Y eso fue lo que hizo, The Leftovers volvió a patear su propio tablero y contestó preguntas. Muchas preguntas, pero sin perder su esencia, sin traicionarse. No develó (o sí) qué fue del 2% de la humanidad que desapareció en el piloto. No contestó cómo será ese apocalipsis que el mundo teme pero no deja de esperar. No dio soluciones milagrosas, la fe estaba perdida y no se encuentra ni en pastores que temen a la muerte ni en monjas que reciben a motoqueros apasionados por la noche, la fe no está en la religión, la fe no sabemos dónde está. Pero lo que sí sabemos, y se encargan de que así sea es en qué creer cuando perdemos esa fe. La pregunta que me hacía al empezar la serie fue respondida en los últimos minutos. Cuando perdemos la fe no basta sino creer en el amor. En Nora.

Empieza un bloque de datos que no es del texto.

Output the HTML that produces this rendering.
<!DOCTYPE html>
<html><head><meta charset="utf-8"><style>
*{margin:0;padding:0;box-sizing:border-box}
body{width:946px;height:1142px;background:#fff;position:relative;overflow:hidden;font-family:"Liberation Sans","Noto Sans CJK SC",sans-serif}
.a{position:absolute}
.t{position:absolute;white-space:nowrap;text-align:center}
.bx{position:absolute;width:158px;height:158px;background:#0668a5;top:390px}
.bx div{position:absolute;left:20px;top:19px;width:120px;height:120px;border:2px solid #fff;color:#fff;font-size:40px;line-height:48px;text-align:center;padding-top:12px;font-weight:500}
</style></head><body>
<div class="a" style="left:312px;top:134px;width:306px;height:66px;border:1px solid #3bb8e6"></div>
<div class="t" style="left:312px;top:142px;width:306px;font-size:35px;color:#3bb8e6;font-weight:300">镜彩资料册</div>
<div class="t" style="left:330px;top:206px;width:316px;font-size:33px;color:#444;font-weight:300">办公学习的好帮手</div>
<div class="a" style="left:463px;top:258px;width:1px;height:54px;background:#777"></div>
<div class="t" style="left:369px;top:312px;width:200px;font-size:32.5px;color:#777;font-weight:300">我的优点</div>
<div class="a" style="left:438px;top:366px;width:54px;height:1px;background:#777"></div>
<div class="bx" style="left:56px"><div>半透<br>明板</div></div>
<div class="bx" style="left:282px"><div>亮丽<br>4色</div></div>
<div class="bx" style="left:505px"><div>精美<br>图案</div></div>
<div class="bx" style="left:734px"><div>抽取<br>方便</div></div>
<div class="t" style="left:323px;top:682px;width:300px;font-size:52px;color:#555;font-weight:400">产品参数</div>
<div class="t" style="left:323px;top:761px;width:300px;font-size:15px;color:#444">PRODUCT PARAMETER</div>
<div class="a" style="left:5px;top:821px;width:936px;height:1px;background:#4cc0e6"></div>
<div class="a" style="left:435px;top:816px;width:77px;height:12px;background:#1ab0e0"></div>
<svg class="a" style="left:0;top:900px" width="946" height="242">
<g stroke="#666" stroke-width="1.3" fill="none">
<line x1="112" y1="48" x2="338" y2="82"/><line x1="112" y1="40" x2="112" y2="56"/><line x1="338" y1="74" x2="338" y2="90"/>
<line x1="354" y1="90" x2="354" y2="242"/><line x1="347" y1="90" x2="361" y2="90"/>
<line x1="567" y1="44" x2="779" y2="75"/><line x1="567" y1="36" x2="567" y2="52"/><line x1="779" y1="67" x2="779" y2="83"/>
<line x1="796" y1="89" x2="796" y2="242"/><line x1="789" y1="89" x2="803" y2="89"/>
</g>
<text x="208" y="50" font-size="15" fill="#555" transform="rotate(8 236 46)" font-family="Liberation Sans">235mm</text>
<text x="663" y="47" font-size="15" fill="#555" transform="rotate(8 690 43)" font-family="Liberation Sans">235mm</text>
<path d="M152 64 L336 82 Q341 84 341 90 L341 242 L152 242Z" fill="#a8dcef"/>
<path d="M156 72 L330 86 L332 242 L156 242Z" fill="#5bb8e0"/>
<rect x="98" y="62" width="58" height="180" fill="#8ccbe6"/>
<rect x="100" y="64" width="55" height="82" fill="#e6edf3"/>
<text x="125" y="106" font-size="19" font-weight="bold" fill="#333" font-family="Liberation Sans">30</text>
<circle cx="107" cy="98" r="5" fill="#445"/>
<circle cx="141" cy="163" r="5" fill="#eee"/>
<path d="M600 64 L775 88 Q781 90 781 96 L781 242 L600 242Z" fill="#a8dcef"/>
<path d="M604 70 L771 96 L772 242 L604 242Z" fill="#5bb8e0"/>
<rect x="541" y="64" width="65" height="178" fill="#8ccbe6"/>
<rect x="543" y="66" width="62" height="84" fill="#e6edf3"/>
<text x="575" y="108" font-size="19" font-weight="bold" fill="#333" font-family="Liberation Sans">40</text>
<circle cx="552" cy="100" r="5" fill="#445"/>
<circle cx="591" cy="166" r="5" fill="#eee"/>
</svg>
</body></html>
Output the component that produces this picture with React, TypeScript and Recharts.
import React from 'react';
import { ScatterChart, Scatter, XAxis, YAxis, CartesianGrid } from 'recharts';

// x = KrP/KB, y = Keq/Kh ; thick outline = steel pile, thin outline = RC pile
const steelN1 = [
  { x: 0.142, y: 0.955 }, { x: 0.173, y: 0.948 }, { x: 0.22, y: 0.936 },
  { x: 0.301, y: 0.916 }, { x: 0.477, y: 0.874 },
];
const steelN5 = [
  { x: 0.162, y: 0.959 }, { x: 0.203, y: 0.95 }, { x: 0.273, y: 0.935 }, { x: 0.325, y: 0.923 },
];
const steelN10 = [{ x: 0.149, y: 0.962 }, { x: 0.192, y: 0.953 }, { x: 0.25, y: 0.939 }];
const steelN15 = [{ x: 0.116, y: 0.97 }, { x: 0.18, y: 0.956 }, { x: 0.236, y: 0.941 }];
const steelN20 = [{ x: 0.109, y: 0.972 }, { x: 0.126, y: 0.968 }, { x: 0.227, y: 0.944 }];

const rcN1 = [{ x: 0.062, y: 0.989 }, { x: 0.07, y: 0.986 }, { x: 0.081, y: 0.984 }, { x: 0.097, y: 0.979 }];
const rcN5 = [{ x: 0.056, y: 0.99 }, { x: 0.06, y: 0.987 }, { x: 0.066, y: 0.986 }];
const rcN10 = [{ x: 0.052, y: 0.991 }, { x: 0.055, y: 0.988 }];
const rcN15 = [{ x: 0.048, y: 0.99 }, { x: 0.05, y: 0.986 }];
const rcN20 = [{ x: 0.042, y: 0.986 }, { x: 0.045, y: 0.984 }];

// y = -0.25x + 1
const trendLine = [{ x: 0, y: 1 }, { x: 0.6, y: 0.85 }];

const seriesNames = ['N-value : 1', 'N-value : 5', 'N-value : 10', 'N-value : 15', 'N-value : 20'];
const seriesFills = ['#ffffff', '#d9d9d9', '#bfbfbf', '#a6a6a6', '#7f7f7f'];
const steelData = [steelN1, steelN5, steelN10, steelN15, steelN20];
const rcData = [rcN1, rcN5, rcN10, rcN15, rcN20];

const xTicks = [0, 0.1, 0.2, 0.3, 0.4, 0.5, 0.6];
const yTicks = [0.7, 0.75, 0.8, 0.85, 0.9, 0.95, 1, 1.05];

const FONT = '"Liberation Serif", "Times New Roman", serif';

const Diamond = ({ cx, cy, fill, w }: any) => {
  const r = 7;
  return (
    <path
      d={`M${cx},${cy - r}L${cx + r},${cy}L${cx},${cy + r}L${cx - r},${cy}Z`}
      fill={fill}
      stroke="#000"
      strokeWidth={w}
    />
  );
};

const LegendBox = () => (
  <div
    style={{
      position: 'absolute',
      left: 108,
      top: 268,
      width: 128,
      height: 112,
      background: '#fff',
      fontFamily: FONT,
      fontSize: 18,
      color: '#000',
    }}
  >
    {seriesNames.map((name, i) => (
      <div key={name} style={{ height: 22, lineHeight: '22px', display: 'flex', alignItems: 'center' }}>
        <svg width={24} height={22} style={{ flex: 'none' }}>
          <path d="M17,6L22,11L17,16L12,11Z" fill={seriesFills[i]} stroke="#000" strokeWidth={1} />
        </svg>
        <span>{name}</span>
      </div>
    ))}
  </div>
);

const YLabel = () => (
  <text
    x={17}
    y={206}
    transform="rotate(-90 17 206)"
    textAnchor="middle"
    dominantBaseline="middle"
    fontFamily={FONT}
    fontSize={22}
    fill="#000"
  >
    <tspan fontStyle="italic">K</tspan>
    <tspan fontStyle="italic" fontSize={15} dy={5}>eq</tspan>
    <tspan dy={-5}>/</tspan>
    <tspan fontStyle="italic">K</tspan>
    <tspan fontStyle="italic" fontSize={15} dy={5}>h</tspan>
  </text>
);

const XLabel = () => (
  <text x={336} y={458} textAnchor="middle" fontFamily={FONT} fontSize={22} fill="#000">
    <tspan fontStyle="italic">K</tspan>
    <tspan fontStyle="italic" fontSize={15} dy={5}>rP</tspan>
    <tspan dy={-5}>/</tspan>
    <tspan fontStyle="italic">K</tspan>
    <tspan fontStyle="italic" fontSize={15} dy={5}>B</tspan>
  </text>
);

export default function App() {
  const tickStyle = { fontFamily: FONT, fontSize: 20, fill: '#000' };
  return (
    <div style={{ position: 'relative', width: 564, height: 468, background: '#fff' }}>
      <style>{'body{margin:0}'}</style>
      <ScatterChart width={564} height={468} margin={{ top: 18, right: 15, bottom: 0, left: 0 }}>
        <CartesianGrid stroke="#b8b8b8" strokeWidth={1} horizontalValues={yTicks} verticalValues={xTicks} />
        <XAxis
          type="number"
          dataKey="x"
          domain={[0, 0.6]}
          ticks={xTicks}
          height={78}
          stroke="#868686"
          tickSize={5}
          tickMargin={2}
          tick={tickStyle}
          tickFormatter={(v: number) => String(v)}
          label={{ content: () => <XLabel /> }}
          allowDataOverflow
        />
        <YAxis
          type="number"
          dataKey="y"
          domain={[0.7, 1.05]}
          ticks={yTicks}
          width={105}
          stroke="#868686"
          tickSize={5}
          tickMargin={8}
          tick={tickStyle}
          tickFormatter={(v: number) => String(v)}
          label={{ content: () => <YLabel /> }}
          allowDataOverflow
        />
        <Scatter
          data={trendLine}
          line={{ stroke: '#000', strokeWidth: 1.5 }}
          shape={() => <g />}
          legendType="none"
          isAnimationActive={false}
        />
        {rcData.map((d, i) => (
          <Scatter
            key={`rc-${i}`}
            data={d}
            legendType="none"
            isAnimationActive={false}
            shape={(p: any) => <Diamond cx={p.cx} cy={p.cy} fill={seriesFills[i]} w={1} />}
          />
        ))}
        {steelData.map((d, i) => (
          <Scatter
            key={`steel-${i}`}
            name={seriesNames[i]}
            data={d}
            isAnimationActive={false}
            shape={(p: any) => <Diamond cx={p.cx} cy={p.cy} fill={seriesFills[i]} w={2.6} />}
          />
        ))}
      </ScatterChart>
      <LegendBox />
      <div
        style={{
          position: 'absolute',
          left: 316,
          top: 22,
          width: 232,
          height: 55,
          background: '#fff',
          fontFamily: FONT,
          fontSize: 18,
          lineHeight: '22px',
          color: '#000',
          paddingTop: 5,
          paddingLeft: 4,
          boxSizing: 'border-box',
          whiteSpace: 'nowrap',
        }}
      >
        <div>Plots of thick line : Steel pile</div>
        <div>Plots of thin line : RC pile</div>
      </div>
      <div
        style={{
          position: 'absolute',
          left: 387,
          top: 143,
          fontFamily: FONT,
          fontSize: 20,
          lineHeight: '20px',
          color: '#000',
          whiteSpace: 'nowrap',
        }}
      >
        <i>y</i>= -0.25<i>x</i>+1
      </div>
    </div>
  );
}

¿Creemos en Nora? Es un debate que ya estalló en páginas especializadas y en las redes sociales. ¿Creemos en ese personaje que da respuestas? Elegimos creer o desconfiamos. Si a fin de cuentas todo lo que esperábamos era eso. Eran respuestas, y Nora nos dice que hay del otro lado, donde fueron los desaparecidos, que fue de su suerte en esos años en los que las canas aparecieron y las arrugas la hicieron más bella (sí, es posible que Nora fuera aún más bella). The Leftovers nos regala un final que nos invita a creer. Creer en su corazón, en el corazón de la serie que es Nora. Creer que el amor es lo único que nos puede salvar, no la fe.